Publié le 24 septembre 2014 par Magazinenagg
Revue de livre par Gaspard Koenig via le blogue de Joanne Marcotte
La quatrième révolution Le livre à emmener en vacances, ne serait-ce que pour être sûr que personne ne vous le chipe sur la plage, c’est The Fourth Revolution, publié récemment par deux journalistes de The Economist, John Mickelthwait (rédacteur en chef) et Adrian Wooldridge. Cet essai à l’anglaise, qui mêle expériences personnelles (telle qu’une rencontre avec Milton Friedman dans un sauna californien…), interviews et culture livresque, est la réflexion la plus fine et la plus synthétique que l’on puisse lire sur les douloureuses mutations en cours dans le monde occidental.
Après l’Etat-nation du XVIIe siècle, l’Etat laisser-faire du XIXe et l’Etat-providence du XXe, nos Etats devenus obèses, insatiables et capricieux sont en crise. Voici donc venu le temps de la quatrième révolution, celle d’un Etat restreint et intelligent, concentré sur le cœur des fonctions régaliennes, favorisant l’autonomie individuelle tout en régulant les nouvelles formes de coopérations. Les ingrédients sont là, épars à travers le monde. Prenez les écoles autonomes au Royaume-Uni, la libéralisation agricole en Nouvelle-Zélande, la réforme des retraites en Suède, les « sunset clauses » (durées de péremption) attachées aux lois dans certains Etats des Etats-Unis, l’e-gouvernement au Danemark, la formation des élites en Chine, la fonction publique (réduite mais compétente et bien payée) à Singapour, et le fordisme hospitalier en Inde ; mélangez, testez, gouvernez, et vous aurez la société de demain.

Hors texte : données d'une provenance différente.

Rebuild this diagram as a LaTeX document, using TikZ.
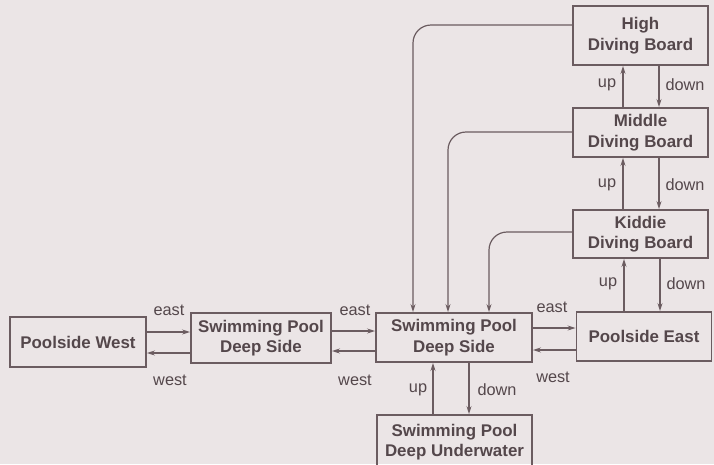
\documentclass[tikz,border=0pt]{standalone}
\usepackage{fontspec}
\setmainfont{Liberation Sans}
\usetikzlibrary{arrows.meta}
\definecolor{bgc}{HTML}{EBE5E6}
\definecolor{linec}{HTML}{6B5C60}
\definecolor{textc}{HTML}{54474B}
\tikzset{
  room/.style={draw=linec, line width=1.9pt, text=textc, font=\bfseries\fontsize{16.9}{20.5}\selectfont, align=center, inner sep=0pt, anchor=center},
  arr/.style={draw=linec, line width=1.2pt, -{Stealth[length=8pt,width=5pt]}},
  curv/.style={arr, rounded corners=18pt},
  lbl/.style={text=textc, font=\fontsize{16.3}{18}\selectfont, inner sep=0pt, anchor=center},
}
\begin{document}
\begin{tikzpicture}[x=1pt,y=-1pt]
\fill[bgc] (0,0) rectangle (714,464);
\useasboundingbox (0,0) rectangle (714,464);
\begin{scope}
\clip (0,0) rectangle (714,464);
\node[room, minimum width=136pt, minimum height=50pt] (PW) at (78,342) {Poolside West};
\node[room, minimum width=140pt, minimum height=50pt] (LDS) at (261,338) {Swimming Pool\\Deep Side};
\node[room, minimum width=156pt, minimum height=49pt] (CDS) at (454,337.5) {Swimming Pool\\Deep Side};
\node[room, minimum width=135pt, minimum height=49pt] (PE) at (644,336.5) {Poolside East};
\node[room, minimum width=155pt, minimum height=54pt] (UW) at (454.5,442) {Swimming Pool\\Deep Underwater};
\node[room, minimum width=135pt, minimum height=59pt] (HDB) at (640.5,35.5) {High\\Diving Board};
\node[room, minimum width=135pt, minimum height=49pt] (MDB) at (640.5,132.5) {Middle\\Diving Board};
\node[room, minimum width=135pt, minimum height=48pt] (KDB) at (640.5,234) {Kiddie\\Diving Board};
\end{scope}

% horizontal connectors
\draw[arr] (PW.east |- 0,332) -- (LDS.west |- 0,332);
\draw[arr] (LDS.west |- 0,353) -- (PW.east |- 0,353);
\draw[arr] (LDS.east |- 0,331) -- (CDS.west |- 0,331);
\draw[arr] (CDS.west |- 0,351) -- (LDS.east |- 0,351);
\draw[arr] (CDS.east |- 0,328) -- (PE.west |- 0,328);
\draw[arr] (PE.west |- 0,350) -- (CDS.east |- 0,350);

% vertical connectors
\draw[arr] (UW.north -| 433,0) -- (CDS.south -| 433,0);
\draw[arr] (CDS.south -| 469,0) -- (UW.north -| 469,0);
\draw[arr] (PE.north -| 624,0) -- (KDB.south -| 624,0);
\draw[arr] (KDB.south -| 660,0) -- (PE.north -| 660,0);
\draw[arr] (KDB.north -| 623,0) -- (MDB.south -| 623,0);
\draw[arr] (MDB.south -| 659,0) -- (KDB.north -| 659,0);
\draw[arr] (MDB.north -| 623,0) -- (HDB.south -| 623,0);
\draw[arr] (HDB.south -| 659,0) -- (MDB.north -| 659,0);

% curved connectors to the deep side
\draw[curv] (HDB.west |- 0,25) -| (CDS.north -| 413,0);
\draw[curv] (MDB.west |- 0,132) -| (CDS.north -| 448,0);
\draw[curv] (KDB.west |- 0,232) -| (CDS.north -| 489,0);

% labels
\node[lbl] (e1) at (169,310) {east};
\node[lbl] (w1) at (170,380) {west};
\node[lbl] (e2) at (355,310) {east};
\node[lbl] (w2) at (355,380) {west};
\node[lbl] (e3) at (552,307) {east};
\node[lbl] (w3) at (553,377) {west};
\node[lbl] (u1) at (418,390) {up};
\node[lbl] (d1) at (497,390) {down};
\node[lbl] (u2) at (608,284) {up};
\node[lbl] (d2) at (686,284) {down};
\node[lbl] (u3) at (607,185) {up};
\node[lbl] (d3) at (685,185) {down};
\node[lbl] (u4) at (607,85) {up};
\node[lbl] (d4) at (685,85) {down};
\end{tikzpicture}
\end{document}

Les expérimentations ne manquent pas, y compris sur le Vieux Continent, de la « big society » britannique à la « société participative » au Pays-Bas en passant par la « génération numérique » de Matteo Renzi. Mais il reste encore à trouver la philosophie d’ensemble de ces transformations, tant il est vrai que ce sont les idées qui changent le monde. Celles de Hobbes, JS Mill, Beatrice Webb ou Milton Friedman, auteurs abondamment cités ; mais aussi, dois-je ajouter par patriotisme, celles de Condorcet, Tocqueville, Bastiat et Deleuze. Pour ne rien gâcher, on trouve dans The Fourth Revolution assez d’anecdotes pour désarmer les pires collectivistes. Saviez-vous que, selon Keynes lui-même, les dépenses publiques ne devraient jamais dépasser un quart du PIB ? Que Beveridge s’inquiétait d’un système d’allocations qui finirait par décourager le travail ? Que Dickens avait imaginé, dans Little Dorrit, un « bureau de la circonlocution » incarnant les pires travers de la bureaucratie ? Que le point de bascule du mouvement de réforme suédois fut la « marche des cent mille hommes d’affaires » sur le Parlement ? Le pays qui, le premier, conceptualisera et accomplira pleinement cette quatrième révolution, deviendra le référent naturel du progrès historique. Souhaitons que, après une banqueroute et quelques émeutes, ce soit la France, exécrable pour les réformes, mais généralement assez douée pour les révolutions.